### Aim
Reproduce every line of the material below, but drop the pictures.

### Given material

** start **

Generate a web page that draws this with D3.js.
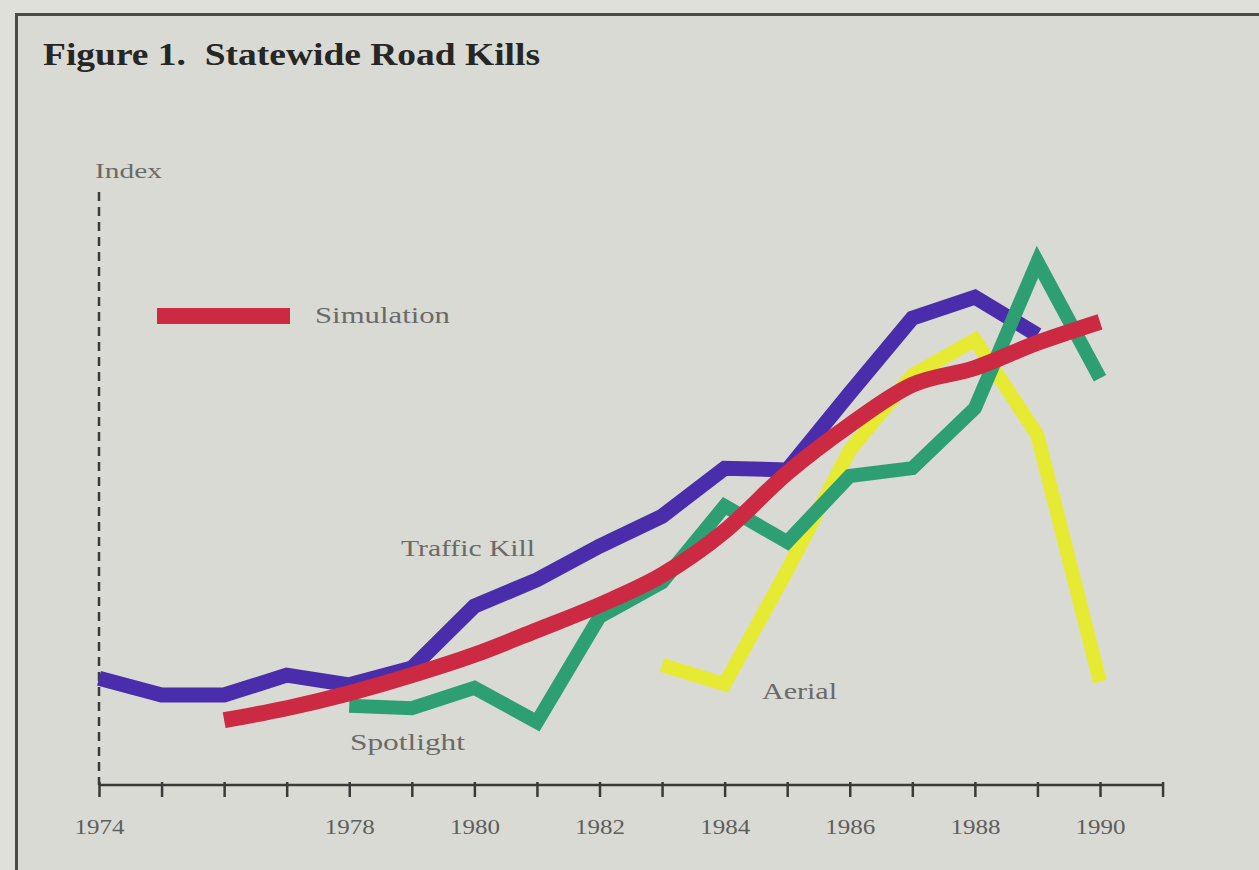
<!DOCTYPE html>
<html>
<head>
<meta charset="utf-8">
<script src="https://cdn.jsdelivr.net/npm/d3@7"></script>
<style>
  html, body { margin: 0; padding: 0; background: #e0e0db; }
  svg { display: block; }
</style>
</head>
<body>
<div id="chartWrapper"></div>
<script>
// years on the x axis
var years = d3.range(1974, 1992);
var tickLabels = [1974, 1978, 1980, 1982, 1984, 1986, 1988, 1990];

// index values
var trafficYears = d3.range(1974, 1990);
var trafficKill = [17.8, 15.0, 15.0, 18.3, 16.7, 19.5, 29.8, 34.2, 39.8, 44.8, 52.8, 52.5, 65.3, 77.8, 81.3, 75.0];

var spotlightYears = d3.range(1978, 1991);
var spotlight = [13.2, 12.8, 16.2, 10.5, 28.0, 33.8, 46.5, 40.5, 51.5, 52.8, 62.8, 87.2, 67.8];

var simulationYears = d3.range(1976, 1991);
var simulation = [10.8, 12.8, 15.3, 18.3, 21.7, 25.8, 30.0, 35.0, 42.3, 52.0, 60.0, 66.7, 69.5, 73.7, 77.2];

var aerialYears = d3.range(1983, 1991);
var aerial = [20.0, 16.8, 35.8, 55.8, 68.3, 74.2, 58.3, 17.2];

var width = 1259;
var height = 870;
var margin = { left: 99, top: 185, bottom: 85 };
var axisY = height - margin.bottom;
var serif = "'Liberation Serif', serif";

var svg = d3.select("#chartWrapper").append("svg")
    .attr("width", width)
    .attr("height", height);

// paper + frame
svg.append("rect")
    .attr("x", 15).attr("y", 13)
    .attr("width", width - 15).attr("height", height - 13)
    .attr("fill", "#dadad4");
svg.append("path")
    .attr("d", "M16.5," + height + "V14.5H" + width)
    .attr("fill", "none")
    .attr("stroke", "#4a4a48")
    .attr("stroke-width", 3);

svg.append("text")
    .attr("x", 43)
    .attr("y", 65)
    .style("font-family", serif)
    .style("font-size", "31px")
    .style("font-weight", "bold")
    .style("white-space", "pre")
    .attr("fill", "#262624")
    .attr("textLength", 497)
    .attr("lengthAdjust", "spacingAndGlyphs")
    .text("Figure 1.  Statewide Road Kills");

var x = d3.scaleLinear()
    .domain([1974, 1990])
    .range([margin.left, 1100]);

var y = d3.scaleLinear()
    .domain([0, 100])
    .range([axisY, axisY - 600]);

// x axis
var xAxis = d3.axisBottom(x)
    .tickValues(years)
    .tickSize(12)
    .tickFormat(function(d) {
        return tickLabels.indexOf(d) >= 0 ? d : "";
    });

var gx = svg.append("g")
    .attr("transform", "translate(0," + axisY + ")")
    .call(xAxis);
gx.select(".domain")
    .attr("d", "M" + x(1974) + ",0H" + x(1991))
    .attr("stroke", "#3a3a38")
    .attr("stroke-width", 2.5);
gx.selectAll(".tick line")
    .attr("y1", -3)
    .attr("stroke", "#3a3a38")
    .attr("stroke-width", 2.5);
gx.selectAll(".tick text")
    .attr("y", 34)
    .style("font-family", serif)
    .style("font-size", "21px")
    .attr("fill", "#5e5e5c")
    .filter(function(d) { return tickLabels.indexOf(d) >= 0; })
    .attr("textLength", 50)
    .attr("lengthAdjust", "spacingAndGlyphs");

// dashed index axis
svg.append("line")
    .attr("x1", x(1974)).attr("x2", x(1974))
    .attr("y1", 192).attr("y2", axisY)
    .attr("stroke", "#3a3a38")
    .attr("stroke-width", 2.5)
    .attr("stroke-dasharray", "9,6");

function addLabel(txt, lx, ly, len, size) {
    svg.append("text")
        .attr("x", lx).attr("y", ly)
        .style("font-family", serif)
        .style("font-size", (size || 24) + "px")
        .attr("fill", "#6a6a68")
        .attr("textLength", len)
        .attr("lengthAdjust", "spacingAndGlyphs")
        .text(txt);
}
addLabel("Index", 95, 178, 67, 21);

function drawSeries(xs, vals, color, w, curve) {
    var line = d3.line()
        .x(function(d, i) { return x(xs[i]); })
        .y(function(d) { return y(d); })
        .curve(curve || d3.curveLinear);
    svg.append("path")
        .datum(vals)
        .attr("d", line)
        .attr("fill", "none")
        .attr("stroke", color)
        .attr("stroke-width", w)
        .attr("stroke-linejoin", "miter")
        .attr("stroke-linecap", "butt");
}

drawSeries(aerialYears, aerial, "#e6ea32", 14);
drawSeries(trafficYears, trafficKill, "#4a2dab", 15);
drawSeries(spotlightYears, spotlight, "#2e9f72", 14);
drawSeries(simulationYears, simulation, "#cc2a42", 16, d3.curveMonotoneX);

// legend
svg.append("line")
    .attr("x1", 157).attr("x2", 290)
    .attr("y1", 316).attr("y2", 316)
    .attr("stroke", "#cc2a42")
    .attr("stroke-width", 16);

addLabel("Simulation", 315, 323, 135);
addLabel("Traffic Kill", 401, 556, 134);
addLabel("Spotlight", 350, 750, 115);
addLabel("Aerial", 762, 699, 75);
</script>
</body>
</html>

** end **

### Written response
Generate a web page that draws this with D3.js.
<!DOCTYPE html>
<html>
<head>
<meta charset="utf-8">
<script src="https://cdn.jsdelivr.net/npm/d3@7"></script>
<style>
  html, body { margin: 0; padding: 0; background: #e0e0db; }
  svg { display: block; }
</style>
</head>
<body>
<div id="chartWrapper"></div>
<script>
// years on the x axis
var years = d3.range(1974, 1992);
var tickLabels = [1974, 1978, 1980, 1982, 1984, 1986, 1988, 1990];

// index values
var trafficYears = d3.range(1974, 1990);
var trafficKill = [17.8, 15.0, 15.0, 18.3, 16.7, 19.5, 29.8, 34.2, 39.8, 44.8, 52.8, 52.5, 65.3, 77.8, 81.3, 75.0];

var spotlightYears = d3.range(1978, 1991);
var spotlight = [13.2, 12.8, 16.2, 10.5, 28.0, 33.8, 46.5, 40.5, 51.5, 52.8, 62.8, 87.2, 67.8];

var simulationYears = d3.range(1976, 1991);
var simulation = [10.8, 12.8, 15.3, 18.3, 21.7, 25.8, 30.0, 35.0, 42.3, 52.0, 60.0, 66.7, 69.5, 73.7, 77.2];

var aerialYears = d3.range(1983, 1991);
var aerial = [20.0, 16.8, 35.8, 55.8, 68.3, 74.2, 58.3, 17.2];

var width = 1259;
var height = 870;
var margin = { left: 99, top: 185, bottom: 85 };
var axisY = height - margin.bottom;
var serif = "'Liberation Serif', serif";

var svg = d3.select("#chartWrapper").append("svg")
    .attr("width", width)
    .attr("height", height);

// paper + frame
svg.append("rect")
    .attr("x", 15).attr("y", 13)
    .attr("width", width - 15).attr("height", height - 13)
    .attr("fill", "#dadad4");
svg.append("path")
    .attr("d", "M16.5," + height + "V14.5H" + width)
    .attr("fill", "none")
    .attr("stroke", "#4a4a48")
    .attr("stroke-width", 3);

svg.append("text")
    .attr("x", 43)
    .attr("y", 65)
    .style("font-family", serif)
    .style("font-size", "31px")
    .style("font-weight", "bold")
    .style("white-space", "pre")
    .attr("fill", "#262624")
    .attr("textLength", 497)
    .attr("lengthAdjust", "spacingAndGlyphs")
    .text("Figure 1.  Statewide Road Kills");

var x = d3.scaleLinear()
    .domain([1974, 1990])
    .range([margin.left, 1100]);

var y = d3.scaleLinear()
    .domain([0, 100])
    .range([axisY, axisY - 600]);

// x axis
var xAxis = d3.axisBottom(x)
    .tickValues(years)
    .tickSize(12)
    .tickFormat(function(d) {
        return tickLabels.indexOf(d) >= 0 ? d : "";
    });

var gx = svg.append("g")
    .attr("transform", "translate(0," + axisY + ")")
    .call(xAxis);
gx.select(".domain")
    .attr("d", "M" + x(1974) + ",0H" + x(1991))
    .attr("stroke", "#3a3a38")
    .attr("stroke-width", 2.5);
gx.selectAll(".tick line")
    .attr("y1", -3)
    .attr("stroke", "#3a3a38")
    .attr("stroke-width", 2.5);
gx.selectAll(".tick text")
    .attr("y", 34)
    .style("font-family", serif)
    .style("font-size", "21px")
    .attr("fill", "#5e5e5c")
    .filter(function(d) { return tickLabels.indexOf(d) >= 0; })
    .attr("textLength", 50)
    .attr("lengthAdjust", "spacingAndGlyphs");

// dashed index axis
svg.append("line")
    .attr("x1", x(1974)).attr("x2", x(1974))
    .attr("y1", 192).attr("y2", axisY)
    .attr("stroke", "#3a3a38")
    .attr("stroke-width", 2.5)
    .attr("stroke-dasharray", "9,6");

function addLabel(txt, lx, ly, len, size) {
    svg.append("text")
        .attr("x", lx).attr("y", ly)
        .style("font-family", serif)
        .style("font-size", (size || 24) + "px")
        .attr("fill", "#6a6a68")
        .attr("textLength", len)
        .attr("lengthAdjust", "spacingAndGlyphs")
        .text(txt);
}
addLabel("Index", 95, 178, 67, 21);

function drawSeries(xs, vals, color, w, curve) {
    var line = d3.line()
        .x(function(d, i) { return x(xs[i]); })
        .y(function(d) { return y(d); })
        .curve(curve || d3.curveLinear);
    svg.append("path")
        .datum(vals)
        .attr("d", line)
        .attr("fill", "none")
        .attr("stroke", color)
        .attr("stroke-width", w)
        .attr("stroke-linejoin", "miter")
        .attr("stroke-linecap", "butt");
}

drawSeries(aerialYears, aerial, "#e6ea32", 14);
drawSeries(trafficYears, trafficKill, "#4a2dab", 15);
drawSeries(spotlightYears, spotlight, "#2e9f72", 14);
drawSeries(simulationYears, simulation, "#cc2a42", 16, d3.curveMonotoneX);

// legend
svg.append("line")
    .attr("x1", 157).attr("x2", 290)
    .attr("y1", 316).attr("y2", 316)
    .attr("stroke", "#cc2a42")
    .attr("stroke-width", 16);

addLabel("Simulation", 315, 323, 135);
addLabel("Traffic Kill", 401, 556, 134);
addLabel("Spotlight", 350, 750, 115);
addLabel("Aerial", 762, 699, 75);
</script>
</body>
</html>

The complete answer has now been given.